Wellington Both Barrels June 2018

Sun sets on best season in years

The waterfowl season for the Wellington Fish & Game region ended on July 1, and it was one of the best for a long time.

Right: Successful Wairarapa hunter with a fat green head (Photo Hamish Carnachan).

Frequent fronts from both the south and northwest kept the birds unsettled and on the move, looking for food and shelter. And there were certainly more mallards about.

Those shooters who were prepared to move around and get in just ahead of (and during) the rough weather got some great shooting in.

On the downside, compliance has been a problem this season, with a number of shotguns seized and legal proceedings against offenders underway.

Some hunters still think they can get away with shooting without a licence, taking too many birds or using lead near water.

Well, guess what? A number of these idiots now have a date with the judge, and they’ve lost their shotguns too.

We’ll be targeting problem areas with even greater vigour next season.

For the majority who played by the rules, we hope you had an enjoyable and productive waterfowl season.

But we now urge you to get maximum value from your licence by taking the opportunity to chase some upland game…

Time to target upland game and pooks

W 2 Fish Game rangers on a pukeko drive enjoying some shooting for themselves Credit Hamish Carnachan

Fish & Game rangers on a pukeko drive, enjoying some shooting for themselves (Photo Hamish Carnachan).]

If you switch tactics, there are still weeks of game bird hunting left so no need to put your shotgun away just yet. 

Have a crack at upland game birds this season? The season for upland game birds – including cock pheasant (bag limit 2) and California quail (5) – runs right through to August 26.  

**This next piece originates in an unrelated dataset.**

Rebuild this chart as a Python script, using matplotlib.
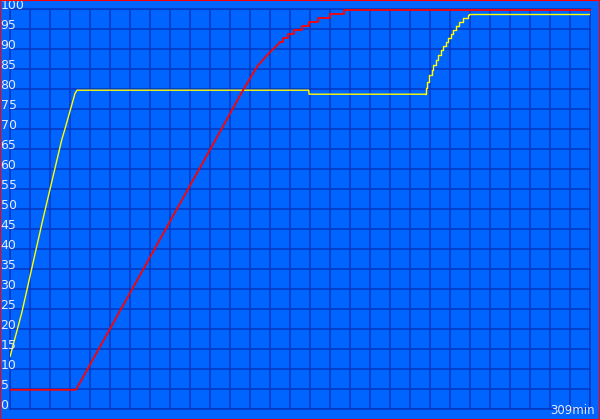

As well as river hunting opportunities on the Rangitikei River, where hunters will also encounter California quail, pheasant can be targeted around forest margins such as the Tawhirihoe Scientific Reserve (Department of Conservation) and other managed hunting areas.

Check out the regulations here for more info. 

As always, if you're planning on shooting public places like river beds, please think about safety and your firing zone.

If you have any concerns about whether you're legally entitled to hunt there, call the local Police to check it out. 

If you are in a particularly visible site on public land, it also pays to check in with the local Police watchhouse or Palmerston North Police (06 351 3600).

They log the fact that you’re in the area and avoid any rushed call-outs.

We also urge hunters to do farmers and other rural dwellers a favour and target some pooks – the species can be hunted up until August 26. Get a team of hunters together and organise a drive, you’ll get some great shooting.